Quote M@islebugs="M@islebugs"You've actually been talking some sense lately. Been ill? '"
Two points
Quote M@islebugs="M@islebugs"1, I don't have an inside track. '"
That much is clear.
Quote M@islebugs="M@islebugs"I saw everything that you saw and concluded correctly. '"
Tosh. This "claim" means nothing. I say I "concluded correctly" too. Equally meaningless.
Quote M@islebugs="M@islebugs"However, one group of people did have an inside track. The RFL audited the club as part of its SL license and then Peter Hood came and asked them for 700k (presuming the RFL didn't make an unsolicited offer). This should have given them grounds for seeking further information/input. Surely you must see this as a serious failing or at least a point in this story where something 'different' might have happened. '"
I am no accountant but I do not believe that the RFL carries out any sort of "audit" in the sense you mean. And my problem with this claim is that the answer to your implicit question would be that the RFL knew the Bulls were effectively trading whilst insolvent but loaned them money. I don't buy it.
I don't see any serious failing on the part of the RFL. We know so little about the smallprint of the deals but what little has emerged seems to only indicate a governing body trying to help keep afloat a club with cashflow issues. Not for the first time, not for the last.
Of course "something different" might have happened. The RFL might have refused to do anything and the club might have gone rapidly down the pan, for one thing. Would you have been happy then?
Quote M@islebugs="M@islebugs"2, There were alternatives. Martyn Sadler knew of at least three consortium who were interested in buying the Bulls who (according to Guilfoyle) withdrew when they saw the books.'"
That is a contradiction in terms. Someone who is not interested in buying is no sort of "alternative" that I recognise! Anyway, who were these consortia? Were they even worth tuppence? Or just pie-in-the-sky merchants?
"The books". What "books"? If you mean they saw the size of the debts, then that doesn't wash, as whatever deal they advanced, they buy from the administrator free from debts. So what else do you mean? (Genuine question - if you mean it wasn't being managed properly pre-admin -that would surely be irrelevant to any new purchaser who would surely be putting in their own team)
Quote M@islebugs="M@islebugs"Your points about the nature of 'conditions' in these negotiations are well made but both parties are still using the term 'condition' with the regards to the purchase/sale of the lease. '"
if they want to continue to cause needless confusion, what can anyone do? Presumably it suits the RFL (who have already pretty much admitted that they don't feel at liberty to give anything like the whole story) to nuttily blame "conditions" rather than have to make decisions and give simple answers to simple questions.

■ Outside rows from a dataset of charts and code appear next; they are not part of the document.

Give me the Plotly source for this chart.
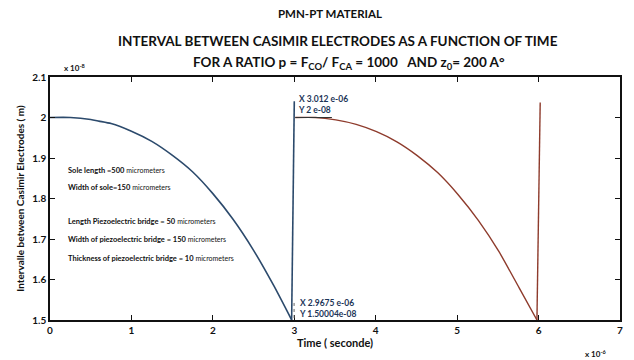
import plotly.graph_objects as go

# Gap between the Casimir electrodes (units of 1e-8 m) against time (units of 1e-6 s)
# First cycle: closing from 2.0 down to 1.5, then the jump back
blue_t = [0.0, 0.25, 0.5, 0.6, 0.75, 1.0, 1.25, 1.5, 1.75, 2.0, 2.25, 2.5, 2.75, 2.9675]
blue_y = [2.0, 2.0, 1.995, 1.991, 1.985, 1.966, 1.941, 1.907, 1.866, 1.812, 1.748, 1.672, 1.584, 1.50004]
blue_jump_t = [2.9675, 3.0]
blue_jump_y = [1.50004, 2.04]

# Second cycle
brown_t = [3.012, 3.26, 3.51, 3.76, 4.01, 4.26, 4.51, 4.76, 5.01, 5.26, 5.51, 5.76, 5.98]
brown_y = [2.0, 2.0, 1.994, 1.983, 1.965, 1.94, 1.906, 1.864, 1.81, 1.746, 1.67, 1.58, 1.5]
brown_jump_t = [5.98, 6.02]
brown_jump_y = [1.5, 2.037]

x_ticks = [0, 1, 2, 3, 4, 5, 6, 7]
y_ticks = [1.5, 1.6, 1.7, 1.8, 1.9, 2.0, 2.1]
y_tick_text = ["1.5", "1.6", "1.7", "1.8", "1.9", "2", "2.1"]

notes = [
    ("Sole length =500", 1.870),
    ("Width of sole=150", 1.828),
    ("Length Piezoelectric bridge = 50", 1.744),
    ("Width of piezoelectric bridge = 150", 1.698),
    ("Thickness of piezoelectric bridge = 10", 1.653),
]

BLUE = "#2c4a6c"
BROWN = "#8e3b2c"
TIP = "#1d3557"
FONT = "Lato"

# plot area in pixels (used to place the page titles above it)
W, H = 634, 360
ML, MR, MT, MB = 50, 11, 77, 40
PW, PH = W - ML - MR, H - MT - MB


def paper_xy(px, py):
    return (px - ML) / PW, (H - MB - py) / PH


fig = go.Figure()
fig.add_trace(go.Scatter(x=blue_t, y=blue_y, mode="lines",
                         line=dict(color=BLUE, width=1.6, shape="spline", smoothing=0.6)))
fig.add_trace(go.Scatter(x=blue_jump_t, y=blue_jump_y, mode="lines",
                         line=dict(color=BLUE, width=1.6)))
fig.add_trace(go.Scatter(x=brown_t, y=brown_y, mode="lines",
                         line=dict(color=BROWN, width=1.4, shape="spline", smoothing=0.6)))
fig.add_trace(go.Scatter(x=brown_jump_t, y=brown_jump_y, mode="lines",
                         line=dict(color=BROWN, width=1.4)))

# data tip underline at the start of the second cycle
fig.add_shape(type="line", x0=brown_t[0], x1=brown_t[0] + 0.45, y0=brown_y[0], y1=brown_y[0],
              line=dict(color="#333333", width=1))
# data tip stem at the bottom of the first cycle
fig.add_shape(type="line", x0=blue_t[-1] + 0.03, x1=blue_t[-1] + 0.03,
              y0=blue_y[-1] + 0.005, y1=blue_y[-1] + 0.045,
              line=dict(color="#666666", width=1, dash="dot"))

fig.add_annotation(x=brown_t[0], y=brown_y[0], xref="x", yref="y",
                   text="<b>X 3.012 e-06</b><br><b>Y 2 e-08</b>",
                   showarrow=False, xanchor="left", yanchor="bottom", align="left",
                   xshift=1, yshift=1, font=dict(family=FONT, size=8.5, color=TIP))
fig.add_annotation(x=blue_t[-1], y=blue_y[-1], xref="x", yref="y",
                   text="<b>X 2.9675 e-06</b><br><b>Y 1.50004e-08</b>",
                   showarrow=False, xanchor="left", yanchor="bottom", align="left",
                   xshift=5, yshift=-1, font=dict(family=FONT, size=8.5, color=TIP))

for label, yv in notes:
    fig.add_annotation(x=0.2, y=yv, xref="x", yref="y",
                       text=f"<b>{label}</b> <span style='font-size:7px'>micrometers</span>",
                       showarrow=False, xanchor="left", yanchor="middle",
                       font=dict(family=FONT, size=7.5, color="#111111"))

# titles: (text, centre x px, centre y px, font size)
titles = [
    ("PMN-PT MATERIAL", 331, 14, 11.5),
    ("INTERVAL BETWEEN CASIMIR ELECTRODES AS A FUNCTION OF TIME", 340, 41, 13.5),
    ("FOR A RATIO p = F<sub>CO</sub>/ F<sub>CA</sub> = 1000   AND z<sub>0</sub>= 200 A°", 351, 63, 13.5),
]
for text, px, py, size in titles:
    ax, ay = paper_xy(px, py)
    fig.add_annotation(x=ax, y=ay, xref="paper", yref="paper",
                       text=f"<b>{text}</b>", showarrow=False,
                       xanchor="center", yanchor="middle",
                       font=dict(family=FONT, size=size, color="#111111"))

# axis multipliers
fig.add_annotation(x=0.0, y=1.0, xref="paper", yref="paper", text="<b>x 10<sup>-8</sup></b>",
                   showarrow=False, xanchor="left", yanchor="bottom", xshift=12, yshift=2,
                   font=dict(family=FONT, size=8, color="#111111"))
fig.add_annotation(x=1.0, y=0.0, xref="paper", yref="paper", text="<b>x 10<sup>-6</sup></b>",
                   showarrow=False, xanchor="right", yanchor="top", xshift=-12, yshift=-26,
                   font=dict(family=FONT, size=8, color="#111111"))

axis_common = dict(showgrid=False, zeroline=False, showline=True, linecolor="#111111",
                   linewidth=1.5, mirror="ticks", ticks="inside", ticklen=5,
                   tickcolor="#111111", tickwidth=1.2,
                   tickfont=dict(family=FONT, size=10, color="#111111"))

fig.update_xaxes(range=[0, 7], tickvals=x_ticks, ticktext=[f"<b>{v}</b>" for v in x_ticks],
                 title=dict(text="<b>Time ( seconde)</b>", standoff=4,
                            font=dict(family=FONT, size=11, color="#111111")),
                 **axis_common)
fig.update_yaxes(range=[1.5, 2.1], tickvals=y_ticks, ticktext=[f"<b>{t}</b>" for t in y_tick_text],
                 title=dict(text="<b>Intervalle between Casimir Electrodes ( m)</b>", standoff=6,
                            font=dict(family=FONT, size=10, color="#111111")),
                 **axis_common)

fig.update_layout(width=W, height=H, showlegend=False,
                  margin=dict(l=ML, r=MR, t=MT, b=MB),
                  plot_bgcolor="white", paper_bgcolor="white")

fig.write_html("out.html")
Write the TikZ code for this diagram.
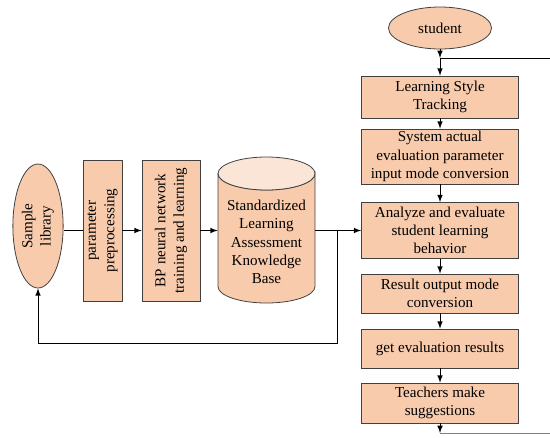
\documentclass[tikz,border=0pt]{standalone}
\usepackage{fontspec}
\setmainfont{Liberation Serif}
\usetikzlibrary{positioning}
\usetikzlibrary{shapes.geometric, arrows}
\usepackage{xcolor}

\definecolor{peach}{HTML}{F8CBAD}
\definecolor{peachtop}{HTML}{FBE5D6}
\definecolor{edgegray}{HTML}{404040}

\begin{document}
\begin{tikzpicture}[x=0.02cm, y=-0.02cm, >=latex, line width=0.45pt,
  every node/.style={draw=edgegray, fill=peach, align=center, inner sep=1pt, font=\fontsize{8.6}{10.4}\selectfont},
  flowbox/.style={rectangle, minimum width=3.14cm},
  sidebox/.style={rectangle, rotate=90, minimum width=2.82cm},
  drum/.style={x radius=0.97cm, y radius=0.33cm}]
\useasboundingbox (0,0) rectangle (550,437);

% Knowledge base drum
\filldraw[fill=peach, draw=edgegray] (218,173.5) -- (218,286.5) arc[drum, start angle=180, end angle=360]
  -- (315,173.5) arc[drum, start angle=0, end angle=-180] -- cycle;
\filldraw[fill=peachtop, draw=edgegray] (266.5,173.5) ellipse[drum];

% Nodes
\node[ellipse, minimum width=2.06cm, minimum height=0.84cm] (student) at (440,28) {student};
\node[flowbox, minimum height=0.84cm] (style) at (440,97) {Learning Style\\Tracking};
\node[flowbox, minimum height=1.1cm] (system) at (440,156.5) {System actual\\evaluation parameter\\input mode conversion};
\node[flowbox, minimum height=1.12cm] (analyze) at (440,230.5) {Analyze and evaluate\\student learning\\behavior};
\node[flowbox, minimum height=0.78cm] (output) at (440,293.5) {Result output mode\\conversion};
\node[flowbox, minimum height=0.78cm] (results) at (440,348.5) {get evaluation results};
\node[flowbox, minimum height=0.8cm] (teachers) at (440,403) {Teachers make\\suggestions};

\node[ellipse, rotate=90, minimum width=2.48cm, minimum height=1cm] (sample) at (38,226) {Sample\\library};
\node[sidebox, minimum height=0.78cm] (param) at (102.5,230.5) {parameter\\preprocessing};
\node[sidebox, minimum height=1.16cm] (bpnet) at (171,230.5) {BP neural network\\training and learning};
\node[draw=none, fill=none, minimum width=1.94cm] (kbase) at (266.5,242) {Standardized\\Learning\\Assessment\\Knowledge\\Base};

\coordinate (jtop) at (440,58);
\coordinate (rtop) at (550,58);
\coordinate (jbot) at (440,433);
\coordinate (rbot) at (550,433);
\coordinate (fb) at (337,230.5);
\coordinate (fbturn) at (337,343);

% Arrows
\draw[->] (student) -- (jtop);
\draw[->] (jtop) -- (style);
\draw (jtop) -- (rtop);
\draw[->] (style) -- (system);
\draw[->] (system) -- (analyze);
\draw[->] (analyze) -- (output);
\draw[->] (output) -- (results);
\draw[->] (results) -- (teachers);
\draw[->] (teachers) -- (jbot);
\draw[gray] (jbot) -- (rbot);

\draw (sample.south |- param) -- (param);
\draw[->] (param) -- (bpnet);
\draw[->] (bpnet) -- (bpnet -| kbase.west);
\draw[->] (kbase.east |- analyze) -- (analyze);
\draw[->] (fb) -- (fbturn) -| (sample);

\end{tikzpicture}
\end{document}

Quote M@islebugs="M@islebugs"The points stands, had their been intervention sooner when the RFL had grounds there is a reasonable chance the situation could have been brought to light sooner and the scale of the disaster would almost certainly not be as great as it now is'"
WHAT INTERVENTION though? Who would have intervened? How would they have done it? If there was anyone able to, why did they not do it?
What is the scale of the disaster? Can you give me a link to the figures? All I've seen is two wildly contrasting scenarios advanced via the press through Hood, and Caisley's appointees, seasoned by yet more disinformation from the bank. What was the scale of the disaster then, and how is it worse now? What money have we spent since, that we could have avoided spending?
Bottom line is your view seems to me to be just a bowl of wishful thinking, sprinkled with hindsight. In reality, it was up to the (what we now know to have been) warring factions within the club to bring the situation to a head and they all failed to act. The majority of the blame is on those who were running the club, a very substantial share of the blame is with the others who were not only seemingly washing their hands of it all, but allegedly not even prepared to meet and talk.
And to me, (not that there is now any point to this navel-gazing) therein lies the answer to your claims; at that time the Board and shareholders were hopelessly and irreconcileably divided, poles apart, and seemingly remain so. Given that paralyzing situation, I don't see ANYTHING that could have been done, unless that lot had done it. Between them, they owned the club, and without their agreement, nobody else had any way of getting in.